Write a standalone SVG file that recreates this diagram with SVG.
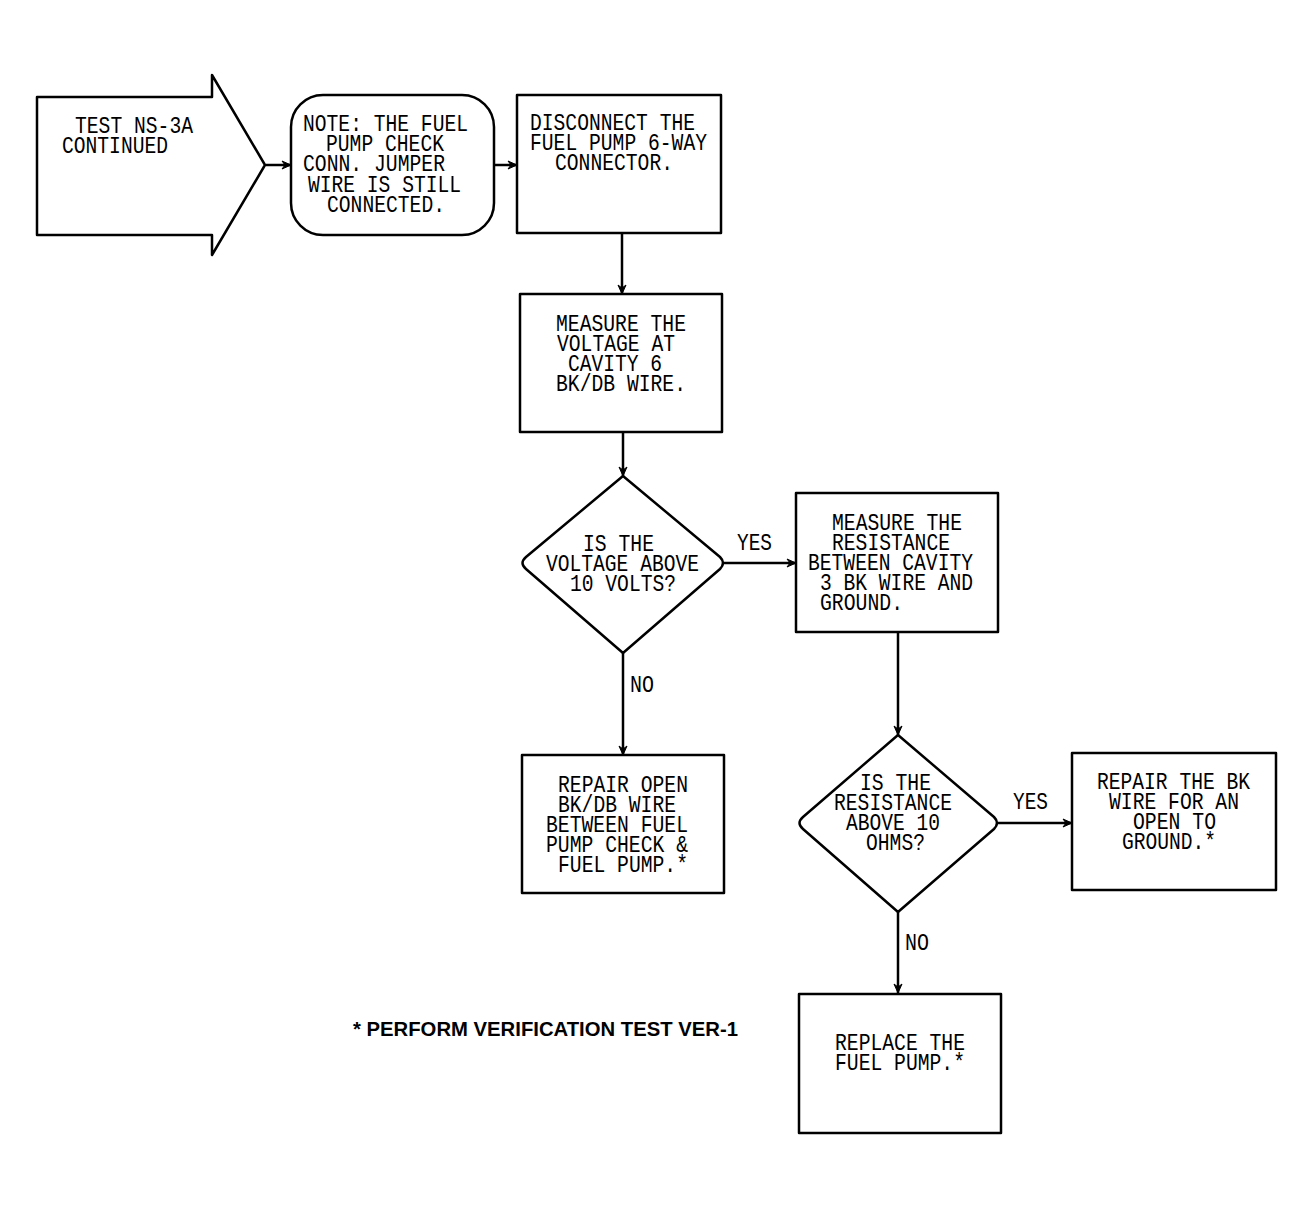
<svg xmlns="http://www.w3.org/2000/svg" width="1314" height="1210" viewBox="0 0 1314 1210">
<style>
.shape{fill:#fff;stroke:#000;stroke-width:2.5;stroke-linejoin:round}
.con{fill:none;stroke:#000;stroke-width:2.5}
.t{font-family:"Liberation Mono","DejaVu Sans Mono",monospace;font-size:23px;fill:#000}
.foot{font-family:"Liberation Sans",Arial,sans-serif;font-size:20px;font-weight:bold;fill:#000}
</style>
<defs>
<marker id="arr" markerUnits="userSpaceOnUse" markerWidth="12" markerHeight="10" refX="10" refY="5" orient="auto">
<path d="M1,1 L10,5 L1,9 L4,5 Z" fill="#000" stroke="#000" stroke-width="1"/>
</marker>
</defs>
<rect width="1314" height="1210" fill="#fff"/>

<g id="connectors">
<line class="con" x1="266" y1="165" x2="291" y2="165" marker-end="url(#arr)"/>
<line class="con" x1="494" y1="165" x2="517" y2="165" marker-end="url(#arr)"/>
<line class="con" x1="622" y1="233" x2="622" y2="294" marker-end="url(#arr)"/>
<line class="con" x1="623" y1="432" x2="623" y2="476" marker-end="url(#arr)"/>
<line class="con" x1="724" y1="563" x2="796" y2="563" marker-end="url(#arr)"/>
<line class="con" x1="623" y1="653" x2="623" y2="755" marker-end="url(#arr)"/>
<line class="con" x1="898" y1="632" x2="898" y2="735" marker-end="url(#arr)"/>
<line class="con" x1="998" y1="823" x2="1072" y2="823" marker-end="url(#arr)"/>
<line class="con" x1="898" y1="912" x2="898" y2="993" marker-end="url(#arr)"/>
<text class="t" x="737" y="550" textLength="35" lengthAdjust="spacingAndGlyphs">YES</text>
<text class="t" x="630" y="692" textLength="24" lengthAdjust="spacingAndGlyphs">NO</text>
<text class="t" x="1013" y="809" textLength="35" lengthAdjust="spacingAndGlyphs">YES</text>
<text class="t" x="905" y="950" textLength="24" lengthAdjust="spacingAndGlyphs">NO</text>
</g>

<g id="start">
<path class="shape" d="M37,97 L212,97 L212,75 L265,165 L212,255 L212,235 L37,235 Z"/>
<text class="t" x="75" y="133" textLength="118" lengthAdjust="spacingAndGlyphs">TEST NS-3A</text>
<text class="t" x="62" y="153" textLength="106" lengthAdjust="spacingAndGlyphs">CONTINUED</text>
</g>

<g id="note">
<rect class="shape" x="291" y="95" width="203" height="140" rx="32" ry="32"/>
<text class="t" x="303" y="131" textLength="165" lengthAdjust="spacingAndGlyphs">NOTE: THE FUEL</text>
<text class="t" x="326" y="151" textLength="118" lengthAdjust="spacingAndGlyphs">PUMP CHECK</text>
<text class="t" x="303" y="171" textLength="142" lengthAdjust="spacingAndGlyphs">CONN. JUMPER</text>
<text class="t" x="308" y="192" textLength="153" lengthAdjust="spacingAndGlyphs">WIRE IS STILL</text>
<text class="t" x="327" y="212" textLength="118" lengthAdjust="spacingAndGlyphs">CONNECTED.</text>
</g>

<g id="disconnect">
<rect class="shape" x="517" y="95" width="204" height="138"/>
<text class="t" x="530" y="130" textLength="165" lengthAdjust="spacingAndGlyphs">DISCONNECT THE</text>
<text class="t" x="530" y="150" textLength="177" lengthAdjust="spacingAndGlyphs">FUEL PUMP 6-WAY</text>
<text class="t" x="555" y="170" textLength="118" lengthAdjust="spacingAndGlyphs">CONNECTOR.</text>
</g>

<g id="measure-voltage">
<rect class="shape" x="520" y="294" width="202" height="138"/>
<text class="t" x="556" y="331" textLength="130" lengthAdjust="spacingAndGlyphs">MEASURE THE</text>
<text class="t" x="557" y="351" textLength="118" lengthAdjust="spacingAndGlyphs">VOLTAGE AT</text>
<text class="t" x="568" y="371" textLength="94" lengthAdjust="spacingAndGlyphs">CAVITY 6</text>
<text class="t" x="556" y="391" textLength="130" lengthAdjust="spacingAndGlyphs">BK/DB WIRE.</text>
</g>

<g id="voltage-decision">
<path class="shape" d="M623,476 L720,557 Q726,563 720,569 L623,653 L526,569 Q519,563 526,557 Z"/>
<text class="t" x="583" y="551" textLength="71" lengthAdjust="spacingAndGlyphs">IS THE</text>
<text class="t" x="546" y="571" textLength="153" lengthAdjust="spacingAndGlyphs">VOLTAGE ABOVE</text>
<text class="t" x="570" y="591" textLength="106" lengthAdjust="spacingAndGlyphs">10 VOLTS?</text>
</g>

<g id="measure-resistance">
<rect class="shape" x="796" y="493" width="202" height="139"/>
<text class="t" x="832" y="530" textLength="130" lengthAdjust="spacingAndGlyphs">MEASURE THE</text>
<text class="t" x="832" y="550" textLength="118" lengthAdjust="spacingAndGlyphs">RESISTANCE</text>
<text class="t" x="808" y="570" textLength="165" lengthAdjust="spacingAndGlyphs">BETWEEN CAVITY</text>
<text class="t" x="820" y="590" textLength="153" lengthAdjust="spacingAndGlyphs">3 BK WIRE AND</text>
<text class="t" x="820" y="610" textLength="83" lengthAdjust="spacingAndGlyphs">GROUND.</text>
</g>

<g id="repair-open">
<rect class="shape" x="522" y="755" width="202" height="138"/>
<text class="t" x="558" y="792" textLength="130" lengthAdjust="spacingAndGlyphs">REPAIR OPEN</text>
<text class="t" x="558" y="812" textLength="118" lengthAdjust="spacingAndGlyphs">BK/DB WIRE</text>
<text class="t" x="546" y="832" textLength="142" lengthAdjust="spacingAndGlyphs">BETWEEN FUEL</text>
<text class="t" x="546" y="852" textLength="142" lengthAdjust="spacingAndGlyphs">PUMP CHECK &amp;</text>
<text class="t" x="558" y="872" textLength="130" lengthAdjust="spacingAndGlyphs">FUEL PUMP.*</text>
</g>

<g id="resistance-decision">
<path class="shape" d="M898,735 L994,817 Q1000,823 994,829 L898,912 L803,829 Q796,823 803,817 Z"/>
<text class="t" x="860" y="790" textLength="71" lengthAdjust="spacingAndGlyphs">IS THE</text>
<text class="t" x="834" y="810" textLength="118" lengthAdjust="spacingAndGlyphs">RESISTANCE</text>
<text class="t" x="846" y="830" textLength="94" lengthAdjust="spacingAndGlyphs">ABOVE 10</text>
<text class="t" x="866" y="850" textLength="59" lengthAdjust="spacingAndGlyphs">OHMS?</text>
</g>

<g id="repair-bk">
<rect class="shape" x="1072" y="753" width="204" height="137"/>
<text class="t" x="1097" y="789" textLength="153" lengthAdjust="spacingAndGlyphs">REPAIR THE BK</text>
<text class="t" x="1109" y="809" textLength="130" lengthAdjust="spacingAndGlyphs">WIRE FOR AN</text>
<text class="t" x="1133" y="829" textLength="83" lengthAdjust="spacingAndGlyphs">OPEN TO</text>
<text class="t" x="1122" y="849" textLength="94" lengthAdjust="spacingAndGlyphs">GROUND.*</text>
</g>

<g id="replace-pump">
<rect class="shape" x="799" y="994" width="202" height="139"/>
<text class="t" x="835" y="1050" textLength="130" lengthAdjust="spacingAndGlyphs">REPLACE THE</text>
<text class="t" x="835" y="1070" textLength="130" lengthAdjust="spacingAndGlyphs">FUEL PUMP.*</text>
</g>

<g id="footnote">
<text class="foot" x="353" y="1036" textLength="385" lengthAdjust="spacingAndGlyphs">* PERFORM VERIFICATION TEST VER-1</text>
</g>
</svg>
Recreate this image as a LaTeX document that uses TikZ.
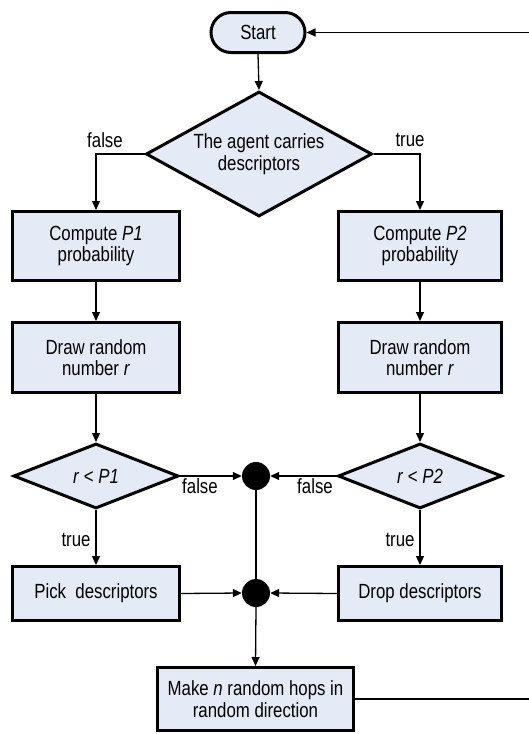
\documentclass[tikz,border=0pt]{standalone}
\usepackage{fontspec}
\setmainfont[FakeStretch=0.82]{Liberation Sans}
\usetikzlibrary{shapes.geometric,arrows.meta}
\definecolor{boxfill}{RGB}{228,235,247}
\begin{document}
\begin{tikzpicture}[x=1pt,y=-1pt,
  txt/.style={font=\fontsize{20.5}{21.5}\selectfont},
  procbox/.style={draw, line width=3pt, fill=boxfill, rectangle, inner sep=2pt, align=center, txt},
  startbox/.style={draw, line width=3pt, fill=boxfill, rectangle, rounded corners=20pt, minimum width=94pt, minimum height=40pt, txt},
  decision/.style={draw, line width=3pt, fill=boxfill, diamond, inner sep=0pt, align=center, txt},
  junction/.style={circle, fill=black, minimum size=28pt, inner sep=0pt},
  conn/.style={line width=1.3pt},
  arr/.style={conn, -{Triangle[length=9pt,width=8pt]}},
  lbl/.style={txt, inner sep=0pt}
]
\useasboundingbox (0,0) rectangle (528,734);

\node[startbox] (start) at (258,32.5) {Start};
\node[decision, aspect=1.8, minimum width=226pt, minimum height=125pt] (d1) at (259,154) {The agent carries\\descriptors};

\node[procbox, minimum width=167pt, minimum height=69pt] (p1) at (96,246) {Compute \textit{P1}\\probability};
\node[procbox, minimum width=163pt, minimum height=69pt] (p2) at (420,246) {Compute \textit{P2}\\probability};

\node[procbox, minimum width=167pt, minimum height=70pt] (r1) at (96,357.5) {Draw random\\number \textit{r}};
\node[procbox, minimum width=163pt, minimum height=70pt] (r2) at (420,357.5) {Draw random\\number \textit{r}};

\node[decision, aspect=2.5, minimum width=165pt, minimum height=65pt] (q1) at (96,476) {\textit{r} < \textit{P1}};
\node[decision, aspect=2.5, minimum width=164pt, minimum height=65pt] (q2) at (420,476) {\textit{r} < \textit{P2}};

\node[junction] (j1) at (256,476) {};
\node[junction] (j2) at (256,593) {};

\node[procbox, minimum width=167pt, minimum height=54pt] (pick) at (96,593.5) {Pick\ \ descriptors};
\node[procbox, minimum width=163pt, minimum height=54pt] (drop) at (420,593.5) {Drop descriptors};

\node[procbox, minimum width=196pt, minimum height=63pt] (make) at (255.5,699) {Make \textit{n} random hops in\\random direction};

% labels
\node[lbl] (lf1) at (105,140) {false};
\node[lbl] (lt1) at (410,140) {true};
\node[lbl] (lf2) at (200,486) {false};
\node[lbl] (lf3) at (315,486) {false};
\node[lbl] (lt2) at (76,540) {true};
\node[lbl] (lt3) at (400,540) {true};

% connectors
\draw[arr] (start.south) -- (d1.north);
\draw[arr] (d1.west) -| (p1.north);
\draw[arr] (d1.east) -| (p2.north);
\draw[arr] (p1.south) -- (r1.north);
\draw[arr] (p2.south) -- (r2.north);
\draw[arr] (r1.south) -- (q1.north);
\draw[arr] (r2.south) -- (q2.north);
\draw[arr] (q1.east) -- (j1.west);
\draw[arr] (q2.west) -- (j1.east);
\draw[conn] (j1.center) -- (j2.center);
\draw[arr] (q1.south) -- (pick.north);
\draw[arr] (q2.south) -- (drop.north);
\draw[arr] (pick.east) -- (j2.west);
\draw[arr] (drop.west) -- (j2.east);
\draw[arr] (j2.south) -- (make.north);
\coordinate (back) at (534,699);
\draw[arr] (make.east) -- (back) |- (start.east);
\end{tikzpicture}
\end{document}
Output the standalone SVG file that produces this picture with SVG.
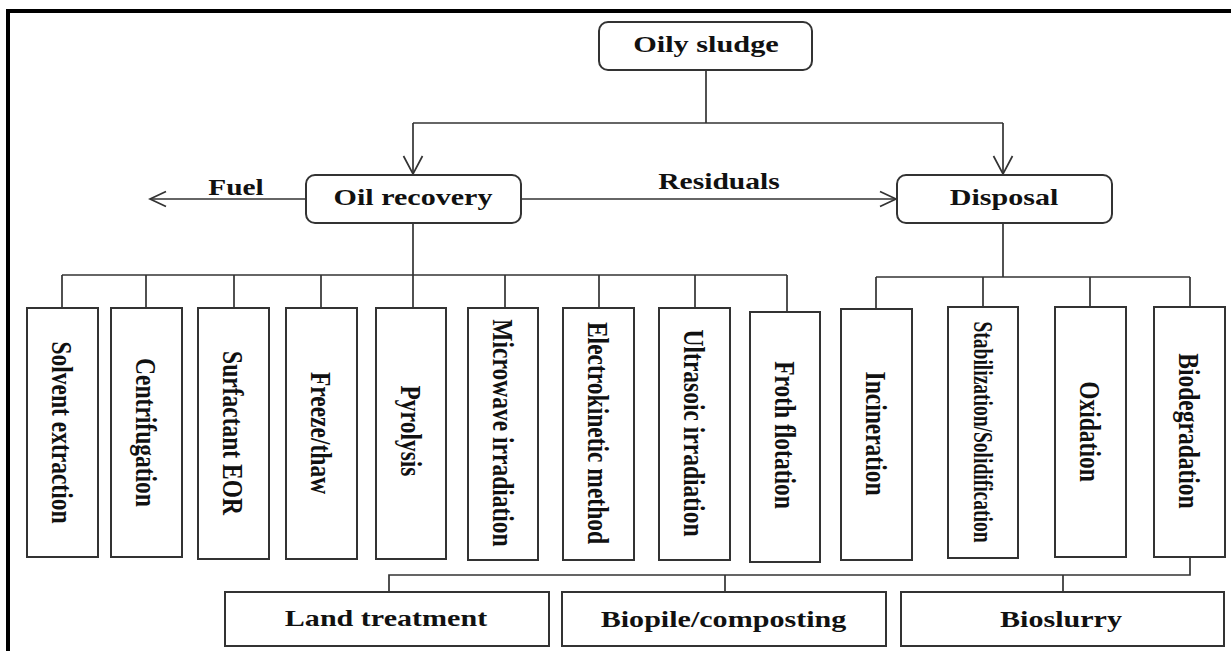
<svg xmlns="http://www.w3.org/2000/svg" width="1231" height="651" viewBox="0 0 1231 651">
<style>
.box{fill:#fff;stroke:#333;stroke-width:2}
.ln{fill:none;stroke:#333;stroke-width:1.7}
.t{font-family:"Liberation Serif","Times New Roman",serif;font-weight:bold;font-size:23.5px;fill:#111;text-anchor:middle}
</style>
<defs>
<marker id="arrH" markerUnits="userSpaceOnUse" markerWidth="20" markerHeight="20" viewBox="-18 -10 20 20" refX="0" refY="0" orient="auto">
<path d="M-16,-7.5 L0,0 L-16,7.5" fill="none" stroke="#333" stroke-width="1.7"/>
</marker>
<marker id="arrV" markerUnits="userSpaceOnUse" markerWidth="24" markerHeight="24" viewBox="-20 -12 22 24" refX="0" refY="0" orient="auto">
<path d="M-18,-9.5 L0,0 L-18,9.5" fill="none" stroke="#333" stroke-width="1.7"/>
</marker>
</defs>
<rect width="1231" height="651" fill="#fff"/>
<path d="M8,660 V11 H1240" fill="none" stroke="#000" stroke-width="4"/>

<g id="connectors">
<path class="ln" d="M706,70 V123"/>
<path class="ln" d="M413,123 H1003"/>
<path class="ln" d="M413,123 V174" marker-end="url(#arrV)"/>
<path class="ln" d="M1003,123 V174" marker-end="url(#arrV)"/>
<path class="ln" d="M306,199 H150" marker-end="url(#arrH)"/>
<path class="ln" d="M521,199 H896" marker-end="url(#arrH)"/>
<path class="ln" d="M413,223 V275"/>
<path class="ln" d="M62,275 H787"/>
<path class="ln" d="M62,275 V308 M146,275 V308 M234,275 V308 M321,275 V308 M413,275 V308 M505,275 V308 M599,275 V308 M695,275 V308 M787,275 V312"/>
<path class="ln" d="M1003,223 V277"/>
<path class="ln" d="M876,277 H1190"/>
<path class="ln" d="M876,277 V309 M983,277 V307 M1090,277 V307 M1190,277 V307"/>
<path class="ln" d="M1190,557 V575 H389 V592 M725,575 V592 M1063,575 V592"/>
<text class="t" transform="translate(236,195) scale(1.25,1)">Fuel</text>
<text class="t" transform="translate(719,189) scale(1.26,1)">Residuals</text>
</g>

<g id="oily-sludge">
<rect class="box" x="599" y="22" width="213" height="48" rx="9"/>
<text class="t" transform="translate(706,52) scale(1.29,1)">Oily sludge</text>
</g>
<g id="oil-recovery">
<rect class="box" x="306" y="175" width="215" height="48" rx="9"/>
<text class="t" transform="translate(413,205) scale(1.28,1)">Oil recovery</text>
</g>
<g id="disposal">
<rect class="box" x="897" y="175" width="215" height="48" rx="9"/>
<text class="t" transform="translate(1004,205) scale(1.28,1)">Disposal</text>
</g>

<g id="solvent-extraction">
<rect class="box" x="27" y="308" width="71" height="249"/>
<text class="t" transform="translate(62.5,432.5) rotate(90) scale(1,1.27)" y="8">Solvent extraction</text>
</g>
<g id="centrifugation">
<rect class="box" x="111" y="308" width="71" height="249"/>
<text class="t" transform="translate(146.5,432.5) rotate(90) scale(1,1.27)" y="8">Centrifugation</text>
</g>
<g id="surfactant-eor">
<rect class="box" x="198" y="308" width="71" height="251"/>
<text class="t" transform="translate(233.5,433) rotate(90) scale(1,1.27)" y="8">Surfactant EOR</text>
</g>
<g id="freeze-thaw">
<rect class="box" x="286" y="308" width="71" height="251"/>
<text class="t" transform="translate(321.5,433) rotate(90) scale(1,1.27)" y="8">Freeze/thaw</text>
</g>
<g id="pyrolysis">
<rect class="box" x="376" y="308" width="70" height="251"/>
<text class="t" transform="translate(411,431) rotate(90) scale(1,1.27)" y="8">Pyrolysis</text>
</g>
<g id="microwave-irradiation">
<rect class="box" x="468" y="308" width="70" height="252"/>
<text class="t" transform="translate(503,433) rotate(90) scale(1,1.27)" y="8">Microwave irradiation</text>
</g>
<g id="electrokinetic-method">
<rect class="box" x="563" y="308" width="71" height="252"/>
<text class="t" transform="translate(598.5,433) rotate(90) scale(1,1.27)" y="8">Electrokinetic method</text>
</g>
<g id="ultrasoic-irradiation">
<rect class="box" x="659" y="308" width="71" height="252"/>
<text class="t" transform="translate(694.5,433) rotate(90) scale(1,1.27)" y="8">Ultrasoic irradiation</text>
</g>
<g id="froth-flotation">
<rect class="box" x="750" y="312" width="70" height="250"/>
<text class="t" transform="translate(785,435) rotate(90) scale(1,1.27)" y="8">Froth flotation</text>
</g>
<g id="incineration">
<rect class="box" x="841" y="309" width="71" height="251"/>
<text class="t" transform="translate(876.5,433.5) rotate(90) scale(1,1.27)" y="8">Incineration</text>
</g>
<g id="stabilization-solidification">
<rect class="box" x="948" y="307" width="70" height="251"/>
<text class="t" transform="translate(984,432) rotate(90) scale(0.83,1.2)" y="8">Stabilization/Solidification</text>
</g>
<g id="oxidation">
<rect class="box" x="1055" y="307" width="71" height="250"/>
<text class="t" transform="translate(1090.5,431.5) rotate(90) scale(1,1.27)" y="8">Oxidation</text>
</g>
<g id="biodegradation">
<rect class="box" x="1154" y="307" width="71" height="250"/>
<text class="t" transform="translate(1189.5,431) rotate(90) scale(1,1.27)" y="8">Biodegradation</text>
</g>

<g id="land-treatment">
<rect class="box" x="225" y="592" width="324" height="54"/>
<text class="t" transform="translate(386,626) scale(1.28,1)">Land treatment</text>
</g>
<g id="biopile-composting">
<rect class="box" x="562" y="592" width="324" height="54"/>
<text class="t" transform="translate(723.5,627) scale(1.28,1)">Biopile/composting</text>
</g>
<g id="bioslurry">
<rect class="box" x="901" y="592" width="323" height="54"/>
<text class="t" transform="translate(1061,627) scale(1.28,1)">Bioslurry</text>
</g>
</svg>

************

**Challenge:** Word for word, restate the lines beginning with the one that has "Recreate this image" and ending with the one that has "minimum width=226pt, minimum". Keep both ends and skip any pictures.

**Full response:**
Recreate this image as a LaTeX document that uses TikZ.
\documentclass[tikz,border=0pt]{standalone}
\usepackage{fontspec}
\setmainfont[FakeStretch=0.82]{Liberation Sans}
\usetikzlibrary{shapes.geometric,arrows.meta}
\definecolor{boxfill}{RGB}{228,235,247}
\begin{document}
\begin{tikzpicture}[x=1pt,y=-1pt,
  txt/.style={font=\fontsize{20.5}{21.5}\selectfont},
  procbox/.style={draw, line width=3pt, fill=boxfill, rectangle, inner sep=2pt, align=center, txt},
  startbox/.style={draw, line width=3pt, fill=boxfill, rectangle, rounded corners=20pt, minimum width=94pt, minimum height=40pt, txt},
  decision/.style={draw, line width=3pt, fill=boxfill, diamond, inner sep=0pt, align=center, txt},
  junction/.style={circle, fill=black, minimum size=28pt, inner sep=0pt},
  conn/.style={line width=1.3pt},
  arr/.style={conn, -{Triangle[length=9pt,width=8pt]}},
  lbl/.style={txt, inner sep=0pt}
]
\useasboundingbox (0,0) rectangle (528,734);

\node[startbox] (start) at (258,32.5) {Start};
\node[decision, aspect=1.8, minimum width=226pt, minimum height=125pt] (d1) at (259,154) {The agent carries\\descriptors};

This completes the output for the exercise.